2
votes

I'm using global atomics to synchronize between work groups in OpenCL.

So the kernel uses a code like

... global volatile uint* counter;

if(get_local_id(0) == 0) {
    while(*counter != expected_value);
}
barrier(0);

To wait until counter becomes expected_value.

And at another place it does

if(get_local_id(0) == 0) atomic_inc(counter);

Theoretically the algorithm is such that this should always work, if all work groups are running concurrencly. But if one work group starts only after another has completely finished, then the kernel can deadlock.

On CPU and on GPU (NVidia CUDA platform), it seems to always work, with a large number of work groups (over 8000).

For the algorithm this seems to be the most efficient implementation. (It does a prefix sums over each line in a 2D buffer.)

Does OpenCL and/or NVidia's OpenCL implementation guarantee that this always works?

1
The counter is already volatile (required for atomic_inc), so the fence should not be necessary - tmlen
In OpenCL 1.2 there seems to be no atomic_load - tmlen

1 Answers

3
votes

Does OpenCL and/or NVidia's OpenCL implementation guarantee that this always works?

As far as the OpenCL standard is concerned, this is not guaranteed (similarly for CUDA).

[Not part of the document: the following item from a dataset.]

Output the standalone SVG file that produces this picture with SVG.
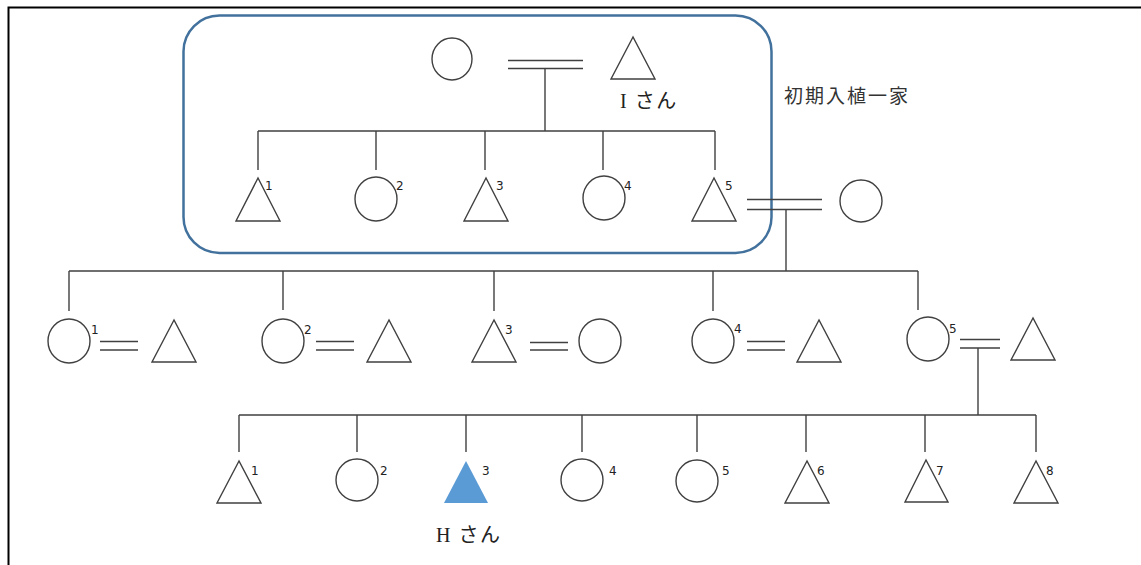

Now, in practice, it may very well work due to your specific OpenCL implementation, but bear in mind that it's not guaranteed by the standard, so make sure you understand your implementation's execution model to ensure this is safe, and that such code won't necessarily be portable across other conforming implementations.

Theoretically the algorithm is such that this should always work, if all work groups are running concurrencly

OpenCL states that work groups can run in any order, and not necessarily in parallel nor even concurrently. CUDA has similar wording, although CUDA 9 does support a form of grid-wise synchronization.

OpenCL spec, 3.2.2 Execution Model: Execution of kernel-instances:

A conforming implementation may choose to serialize the work-groups so a correct algorithm cannot assume that work-groups will execute in parallel. There is no safe and portable way to synchronize across the independent execution of work-groups since once in the work-pool, they can execute in any order.